Jacob only smiles at her as he closes his portfolio. But the smile fades as he sees his own surname on the lined pages of the ledger he just uncovered. “September 3rd, 1867,” the faded indigo reads, “S. Thacker. Dismissed. Immoral conduct.”

P
ERHAPS BECAUSE THE
name in the ledger will not leave his mind, perhaps because he has not crossed its threshold since Easter, or perhaps only because it is on the route back to the office, Jacob pauses at the wrought-iron gate of the Episcopal Cathedral on Gervais. He checks his watch quickly and decides he can show up for the Alumni Committee meeting a minute or two late. God knows the committee won't be deciding anything fast.

Once through the church's heavy wooden doors he is immersed in the gloomy shadows of the nave. Above him Gothic arches soar to a height of three stories; his steps on the marble floor ring up toward them and echo back before they die somewhere in the side aisles. He opens one of the latched pew doors and sits, his hand lingering on the polished wood for a moment before he reaches for the kneeler and settles himself on it.

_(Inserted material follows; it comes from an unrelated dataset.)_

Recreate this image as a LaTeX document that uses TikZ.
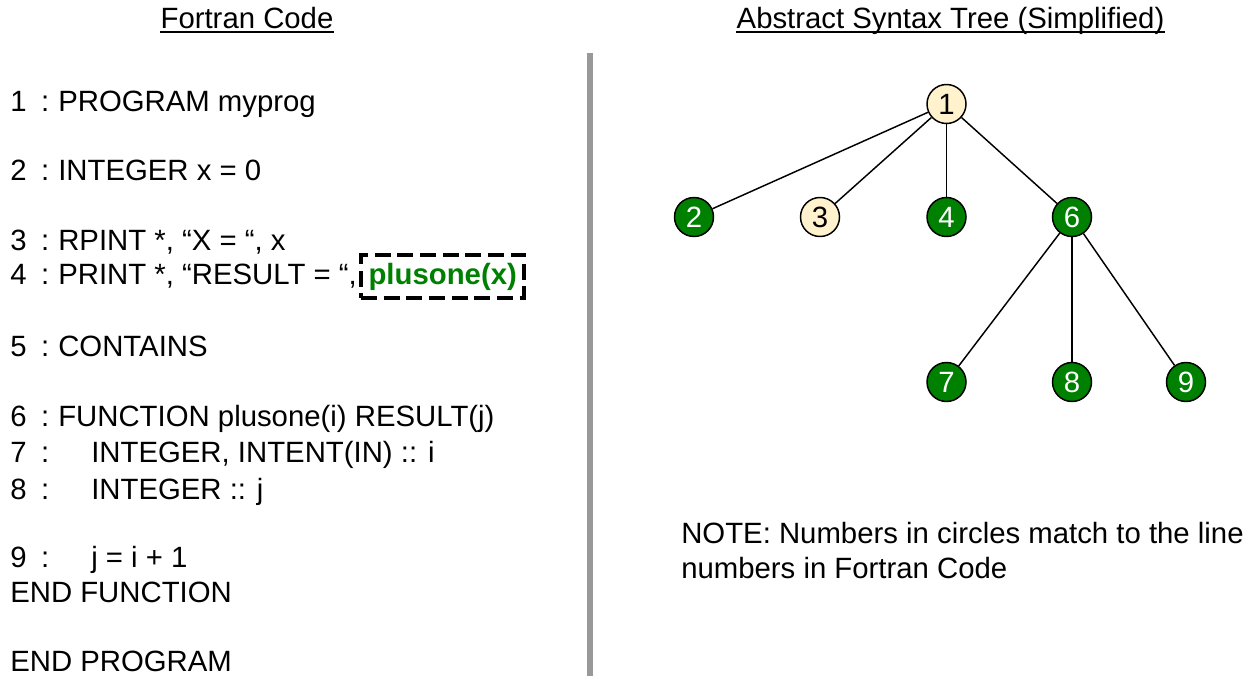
\documentclass[tikz,border=0pt]{standalone}
\usepackage{fontspec}
\setmainfont{Liberation Sans}
\usetikzlibrary{calc}
\definecolor{ngreen}{HTML}{008000}
\definecolor{ncream}{HTML}{FFF2CC}
\definecolor{divgray}{HTML}{999999}
\newcommand{\lnA}[1]{\makebox[23.25pt][l]{#1}\makebox[12.75pt][l]{:}}
\newcommand{\lnB}[1]{\makebox[23.25pt][l]{#1}\makebox[37.5pt][l]{:}}
\tikzset{
  txt/.style={inner sep=0pt, font=\fontsize{22}{26}\selectfont},
  code/.style={txt, anchor=base west},
  ttl/.style={txt, anchor=base},
  uline/.style={line width=1.5pt},
  tnode/.style={circle, draw=black, line width=1.1pt, minimum size=29.25pt, inner sep=0pt, font=\fontsize{22}{26}\selectfont},
  gnode/.style={tnode, fill=ngreen, text=white},
  cnode/.style={tnode, fill=ncream, text=black},
  edge/.style={line width=1.1pt, draw=black},
  pbox/.style={draw=black, line width=3pt, dash pattern=on 12pt off 5pt, inner xsep=5.6pt, inner ysep=0pt, minimum height=32.25pt, text=ngreen, font=\fontsize{22}{26}\selectfont\bfseries, anchor=base west},
  divider/.style={draw=divgray, line width=4.5pt}
}
\begin{document}
\begin{tikzpicture}[x=0.75pt,y=-0.75pt]
\useasboundingbox (0,0) rectangle (1251,676);
% titles
\node[ttl] (t1) at (247,28) {Fortran Code};
\draw[uline] ($(t1.base west)+(0,4)$) -- ($(t1.base east)+(0,4)$);
\node[ttl] (t2) at (950.5,28) {Abstract Syntax Tree (Simplified)};
\draw[uline] ($(t2.base west)+(0,4)$) -- ($(t2.base east)+(0,4)$);
% divider
\draw[divider] (590,53) -- (590,676);
% code
\node[code] (l1) at (10,111) {\lnA{1}PROGRAM myprog};
\node[code] (l2) at (10,180) {\lnA{2}INTEGER x = 0};
\node[code] (l3) at (10,250) {\lnA{3}RPINT *, “X = “, x};
\node[code] (l4) at (10,284) {\lnA{4}PRINT *, “RESULT = “,};
\node[pbox] (pb) at ($(l4.base east)+(2,0)$) {plusone(x)};
\node[code] (l5) at (10,356) {\lnA{5}CONTAINS};
\node[code] (l6) at (10,426) {\lnA{6}FUNCTION plusone(i) RESULT(j)};
\node[code] (l7) at (10,462) {\lnB{7}INTEGER, INTENT(IN) :: i};
\node[code] (l8) at (10,499) {\lnB{8}INTEGER :: j};
\node[code] (l9) at (10,567) {\lnB{9}j = i + 1};
\node[code] (l10) at (10,602) {END FUNCTION};
\node[code] (l11) at (10,671) {END PROGRAM};
% tree
\node[cnode] (n1) at (946.5,104) {1};
\node[gnode] (n2) at (694,217) {2};
\node[cnode] (n3) at (820,217) {3};
\node[gnode] (n4) at (946.5,217) {4};
\node[gnode] (n6) at (1072,217) {6};
\node[gnode] (n7) at (946.5,382) {7};
\node[gnode] (n8) at (1072,382) {8};
\node[gnode] (n9) at (1186,382) {9};
\draw[edge] (n1) -- (n2);
\draw[edge] (n1) -- (n3);
\draw[edge] (n1) -- (n4);
\draw[edge] (n1) -- (n6);
\draw[edge] (n6) -- (n7);
\draw[edge] (n6) -- (n8);
\draw[edge] (n6) -- (n9);
% note
\node[code] (note1) at (681,543) {NOTE: Numbers in circles match to the line};
\node[code] (note2) at (681,578) {numbers in Fortran Code};
\end{tikzpicture}
\end{document}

This attitude of prayer, ingrained in childhood, has become awkward these last few years. He waits for a prayer to form itself in his mind. Instead he finds himself staring at his hands. He remembers how sometimes his father's hand would settle on his clasped fingers during the prayers, like a secret between them, hidden from the closed eyes of the priest and their fellow parishioners. The gnarled knuckles, the thin gold wedding band, the calluses of his father's palm nearly as rough as sandpaper on his child's hands.

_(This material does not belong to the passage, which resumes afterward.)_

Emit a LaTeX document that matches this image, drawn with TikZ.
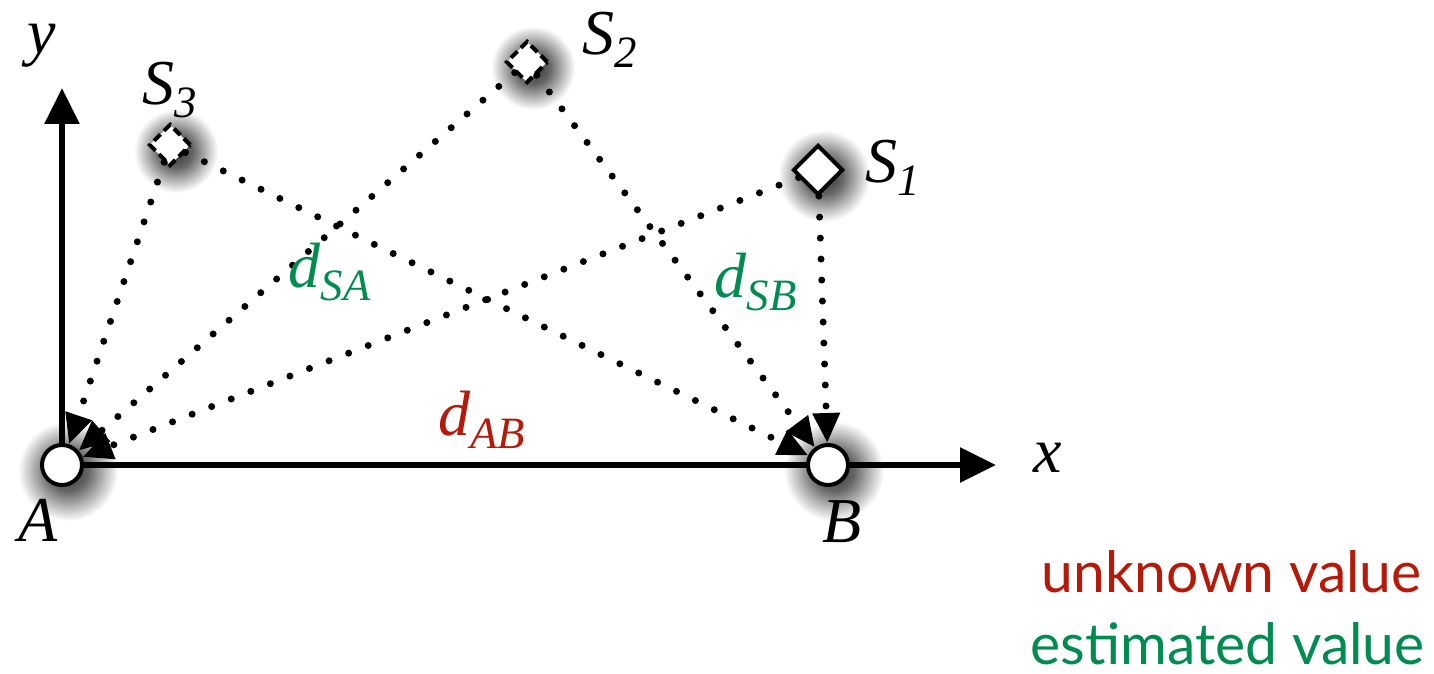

Never in this grand place, though, not that he can recall. His family, like the other lintheads, dispensed instead to a clapboard chapel down the great hill and across the Congaree, its whitewashed modesty a relic of the real old-time mill-town days, its architecture as utilitarian as a commissary. A bit of beneficence from the mill owners—the real Episcopalians—but his father had said the Irish Catholic workers took to it easily enough.

Immoral conduct
, he thinks, wondering by what standard such was measured in those bygone days. Like Washburn? Would Jacob's own case have merited the charge?